Now food is something where you just have to carry as much as you can and have tools to procure more as needed. For some, that means having a gun to hunt or portable traps. For others, it might mean just having the knowledge of local edible forage foods or both.
If you are going to carry a gun, you have to know it’s going to be a big commitment of energy to lug it around. If you just want to hunt small game a lot of people would be happy with a .22 caliber rifle and these can be found in foldable lightweight styles as well. Some people think that they will need a gun for protection and to go after bigger game which would require a larger gun. But again you should really try to get the lightest gun possible with common types of ammunition. In the end, a gun is just a really big heavy piece of metal so put a lot of thought into a decision to carry one.
For myself, I like the idea of a gun and a shotgun is very common and versatile as far as the types of things you can load into it for various purposes.
As far as having one for protection or self-defence, I would say that if you are in an area where you need to use one to fend off criminals, then your best option is to get out of the area, hence the term “bugging out”. Its really up to you though, since even the woods has its dangers. I once saw an article that made a lot of sense to me at the time and still does, where the author argued that for a city dweller to bug out to the woods was tantamount to suicide. First of all they have no practice in that environment and second and most importantly, there will likely be thousands of others out there just like them competing for any game meat around. Many of those people will have much better skills having lived right around or in those woods all their lives.

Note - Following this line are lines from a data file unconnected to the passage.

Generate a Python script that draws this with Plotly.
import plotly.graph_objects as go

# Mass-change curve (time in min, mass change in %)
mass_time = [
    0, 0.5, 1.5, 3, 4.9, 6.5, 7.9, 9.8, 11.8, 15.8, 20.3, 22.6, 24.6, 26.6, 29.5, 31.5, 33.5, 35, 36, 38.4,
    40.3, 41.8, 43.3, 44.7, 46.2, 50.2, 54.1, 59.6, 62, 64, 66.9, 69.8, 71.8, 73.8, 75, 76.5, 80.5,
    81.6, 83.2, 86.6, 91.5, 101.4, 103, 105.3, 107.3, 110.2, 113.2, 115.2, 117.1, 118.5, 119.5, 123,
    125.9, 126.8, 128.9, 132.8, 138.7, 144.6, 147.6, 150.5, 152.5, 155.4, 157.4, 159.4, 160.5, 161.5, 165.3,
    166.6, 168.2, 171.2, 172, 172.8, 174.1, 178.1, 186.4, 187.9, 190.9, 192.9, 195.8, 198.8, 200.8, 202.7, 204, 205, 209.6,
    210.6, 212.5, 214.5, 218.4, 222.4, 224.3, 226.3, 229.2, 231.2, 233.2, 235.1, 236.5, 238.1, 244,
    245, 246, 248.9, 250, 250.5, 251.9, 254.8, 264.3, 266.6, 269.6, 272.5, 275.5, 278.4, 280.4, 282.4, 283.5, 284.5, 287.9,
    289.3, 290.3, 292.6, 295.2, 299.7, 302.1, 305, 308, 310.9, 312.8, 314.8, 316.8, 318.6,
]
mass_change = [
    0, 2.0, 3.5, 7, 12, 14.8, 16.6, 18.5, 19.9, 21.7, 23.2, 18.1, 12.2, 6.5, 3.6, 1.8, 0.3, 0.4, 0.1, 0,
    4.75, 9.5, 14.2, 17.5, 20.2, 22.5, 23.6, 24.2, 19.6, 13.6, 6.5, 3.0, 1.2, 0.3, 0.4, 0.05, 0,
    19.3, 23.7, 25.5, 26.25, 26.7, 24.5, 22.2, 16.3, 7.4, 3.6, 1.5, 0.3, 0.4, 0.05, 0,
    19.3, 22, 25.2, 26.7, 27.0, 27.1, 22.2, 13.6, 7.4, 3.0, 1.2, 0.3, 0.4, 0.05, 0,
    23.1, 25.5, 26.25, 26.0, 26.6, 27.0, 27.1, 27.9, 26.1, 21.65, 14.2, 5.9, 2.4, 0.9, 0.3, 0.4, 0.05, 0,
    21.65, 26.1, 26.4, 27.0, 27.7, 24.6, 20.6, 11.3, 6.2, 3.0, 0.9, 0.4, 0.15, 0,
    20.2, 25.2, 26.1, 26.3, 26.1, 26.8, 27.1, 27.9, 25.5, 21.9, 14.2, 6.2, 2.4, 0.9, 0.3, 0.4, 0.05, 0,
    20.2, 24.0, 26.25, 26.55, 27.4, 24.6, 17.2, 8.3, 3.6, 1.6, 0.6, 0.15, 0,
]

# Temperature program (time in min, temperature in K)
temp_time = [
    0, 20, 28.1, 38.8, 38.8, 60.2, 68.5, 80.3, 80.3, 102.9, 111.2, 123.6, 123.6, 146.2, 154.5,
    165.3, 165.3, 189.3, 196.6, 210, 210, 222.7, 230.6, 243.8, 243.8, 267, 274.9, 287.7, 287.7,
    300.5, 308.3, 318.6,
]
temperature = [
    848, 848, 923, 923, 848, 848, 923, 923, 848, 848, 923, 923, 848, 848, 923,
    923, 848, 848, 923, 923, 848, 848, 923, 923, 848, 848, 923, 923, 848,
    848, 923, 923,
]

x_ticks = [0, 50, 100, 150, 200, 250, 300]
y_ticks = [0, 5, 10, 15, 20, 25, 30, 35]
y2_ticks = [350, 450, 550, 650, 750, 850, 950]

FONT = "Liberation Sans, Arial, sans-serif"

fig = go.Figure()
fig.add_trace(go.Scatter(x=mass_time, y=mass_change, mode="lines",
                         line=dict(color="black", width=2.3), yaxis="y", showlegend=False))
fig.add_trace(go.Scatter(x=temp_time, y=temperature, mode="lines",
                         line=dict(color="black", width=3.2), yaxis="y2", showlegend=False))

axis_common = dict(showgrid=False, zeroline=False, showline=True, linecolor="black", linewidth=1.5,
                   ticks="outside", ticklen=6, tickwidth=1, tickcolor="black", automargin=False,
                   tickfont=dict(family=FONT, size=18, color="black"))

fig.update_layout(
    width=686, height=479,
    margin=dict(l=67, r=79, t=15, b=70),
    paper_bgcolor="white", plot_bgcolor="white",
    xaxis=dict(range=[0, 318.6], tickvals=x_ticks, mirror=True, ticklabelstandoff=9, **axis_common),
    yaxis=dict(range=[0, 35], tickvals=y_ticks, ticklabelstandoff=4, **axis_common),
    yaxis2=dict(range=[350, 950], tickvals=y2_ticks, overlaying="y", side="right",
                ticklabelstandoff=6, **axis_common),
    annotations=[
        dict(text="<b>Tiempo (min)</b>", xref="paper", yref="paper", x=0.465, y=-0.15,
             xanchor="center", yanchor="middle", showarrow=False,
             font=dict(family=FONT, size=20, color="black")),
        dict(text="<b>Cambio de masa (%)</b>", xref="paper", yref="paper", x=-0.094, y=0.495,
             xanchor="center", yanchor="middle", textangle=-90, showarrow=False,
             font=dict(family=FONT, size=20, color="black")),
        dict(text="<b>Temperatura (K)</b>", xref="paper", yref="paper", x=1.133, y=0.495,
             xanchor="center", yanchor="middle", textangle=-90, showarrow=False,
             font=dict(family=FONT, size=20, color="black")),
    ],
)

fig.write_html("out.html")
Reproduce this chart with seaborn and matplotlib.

One note about cordage again is that some companies have made handy and stylish accessories like bracelets made from cordage useful for survival and some will add fishing line and hooks into the weave. As an avid fly fisher myself, I have always thought fishing would be a good option if it came down to survival. However, I have, just through sheer hard lessons learned to never go fishing planning on eating the days catch. Always take a can of beans just in case you don’t catch anything because if you don’t you won’t catch anything. I don’t know why the world works that way. It just does. I suppose as much would be true in a survival situation as well.

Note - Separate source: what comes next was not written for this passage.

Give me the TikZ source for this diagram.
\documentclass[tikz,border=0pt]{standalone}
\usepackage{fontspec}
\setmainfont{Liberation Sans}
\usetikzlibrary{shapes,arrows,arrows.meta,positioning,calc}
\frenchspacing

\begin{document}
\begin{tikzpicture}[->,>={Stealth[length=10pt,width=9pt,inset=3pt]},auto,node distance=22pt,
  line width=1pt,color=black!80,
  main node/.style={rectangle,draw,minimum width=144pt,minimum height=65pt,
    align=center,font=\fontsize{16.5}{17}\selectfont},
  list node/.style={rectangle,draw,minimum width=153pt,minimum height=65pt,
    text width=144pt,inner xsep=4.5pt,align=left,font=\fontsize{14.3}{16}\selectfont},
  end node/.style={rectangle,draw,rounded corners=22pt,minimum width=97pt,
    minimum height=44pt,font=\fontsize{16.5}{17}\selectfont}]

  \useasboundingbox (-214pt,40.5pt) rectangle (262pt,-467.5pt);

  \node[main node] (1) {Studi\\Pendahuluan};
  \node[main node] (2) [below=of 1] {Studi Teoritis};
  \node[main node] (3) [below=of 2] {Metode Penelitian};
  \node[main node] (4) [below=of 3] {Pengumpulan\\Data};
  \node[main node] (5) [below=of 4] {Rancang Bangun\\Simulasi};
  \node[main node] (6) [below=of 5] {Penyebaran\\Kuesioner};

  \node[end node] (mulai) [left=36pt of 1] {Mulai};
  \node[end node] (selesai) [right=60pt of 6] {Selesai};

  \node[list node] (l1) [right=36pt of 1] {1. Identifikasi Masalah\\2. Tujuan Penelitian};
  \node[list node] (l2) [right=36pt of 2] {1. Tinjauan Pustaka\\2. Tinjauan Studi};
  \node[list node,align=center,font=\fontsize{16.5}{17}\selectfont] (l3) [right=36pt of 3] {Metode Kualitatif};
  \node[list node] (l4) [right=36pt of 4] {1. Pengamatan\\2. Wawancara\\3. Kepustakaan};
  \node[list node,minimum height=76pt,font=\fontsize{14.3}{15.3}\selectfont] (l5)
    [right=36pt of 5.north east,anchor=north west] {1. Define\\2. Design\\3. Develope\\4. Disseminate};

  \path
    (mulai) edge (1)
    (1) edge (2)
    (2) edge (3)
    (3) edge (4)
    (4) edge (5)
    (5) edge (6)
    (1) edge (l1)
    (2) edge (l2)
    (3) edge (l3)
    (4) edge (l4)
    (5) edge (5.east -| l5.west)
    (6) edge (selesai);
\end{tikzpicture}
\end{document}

While I like the idea of taking along some of my highly prized and delicately tied flies with me in a bug out bag, I know that there are some technical problems with that. For example, most forms of fishing that involve a hook will also involve a rod. Just a line and hooks won’t do it or at least make for a lot of work. One ultralight rod idea I like is the Pen rods and reels which are very light and compact like a “pen” and also the Tankara telescoping fly rod (if you must fly fish your way through the apocalypse). Make sure you have some lead weights for the hook because while as a fly fisher I don’t like to admit it, 90% of all fish feeding behavior happens near the bottom of lakes and streams. Also, be ready to skip the fly and put a piece of meat on that hook. you’ll catch more. And yet even then rods and hooks are not going to be the most effective way of fishing when you absolutely must eat. Knowing how to make and use nets and traps will be the best option, but please note this will be for lawless times when your life depends on it. Practice rod and hook fishing, but be ready with a net because in an emergency life and death hungry bad luck situation you might even be wishing you had packed some dynamite to go fishing with. Consider it an axiom of life: fish are psychic and they won’t come around when you are fishing while hungry and desperate. The same is true for hunting and dating lol.
So there you have the bare Bug Out Bag Essentials. Make sure the “big 4” are on your checklist as major headings and then fill in around them as you like. Make them as light and high quality as possible and try to make them redundant. For example, you can skip a pillow and use your bug out bag instead. You can have a tent but try to have other sheets ground sheets, and flys to supplement for more comfort in case of failure. As was mentioned earlier, carry as many different ways of making fire as you can safely manage, but know how to do without.
Now there is one last thing that is not commonly used in a hierarchy of needs, which is why I didn’t include it, and that is air. We take air for granted, yet in a disaster situation, a bug out situation, a ‘grid down’ situation, very often we don’t consider how the air might be affected. For this reason, I would list air at the top of a list of 5 since we can do without shelter, water, fire, and food for a lot longer than we can without air. Consider that radiation can travel for thousands of miles on a particle of dust, or how forest fires are raging more and more every year. This year in the town where I live in British Columbia, we were at one point during the summer surrounded on all sides by forest fires according to the local news. And it was because of that, the weather forecaster said he could not tell us exactly where the smoke was coming from. And we were at level 7 in terms of danger from particulates and smoke. We had two evacuation alerts this year, one for flood in spring and one for a fire in summer. There are a lot of reasons to carry a good gas mask in your bug out bag but you can start with a simple filter mask and that will cover a lot of situations. I’m not talking about the flimsy dust masks. They are making some really good ones these days just for everyday carry, for emergencies and to filter out pollution. They are light and don’t take up much room in a pack.
In future articles, I hope to add more items and ideas that will help fill out the bag with specifics comforts, but with just this much you can at least know you can survive an emergency and travel light if you need to be on foot.
Here is a checklist of the essentials for your Bug out Bag minus the masks:
Groundsheet for insulation
Water purification tablets
A funnel can make things very handy. A folding coffee filter holder can serve two purposes
A light pot or large cup to cook and boil water in.
(if possible a water distiller)
An option if you are planning on cooking with pots and pans is a small foldable fire box to set them on. I like to use a single larger titanium cup to do everything in.
As much as you can carry
Tools of procurement, like guns, portable spring traps (including net and net making material), and fishing line with hooks. And if foraging in an urban environment, consider a set of lock picking tools.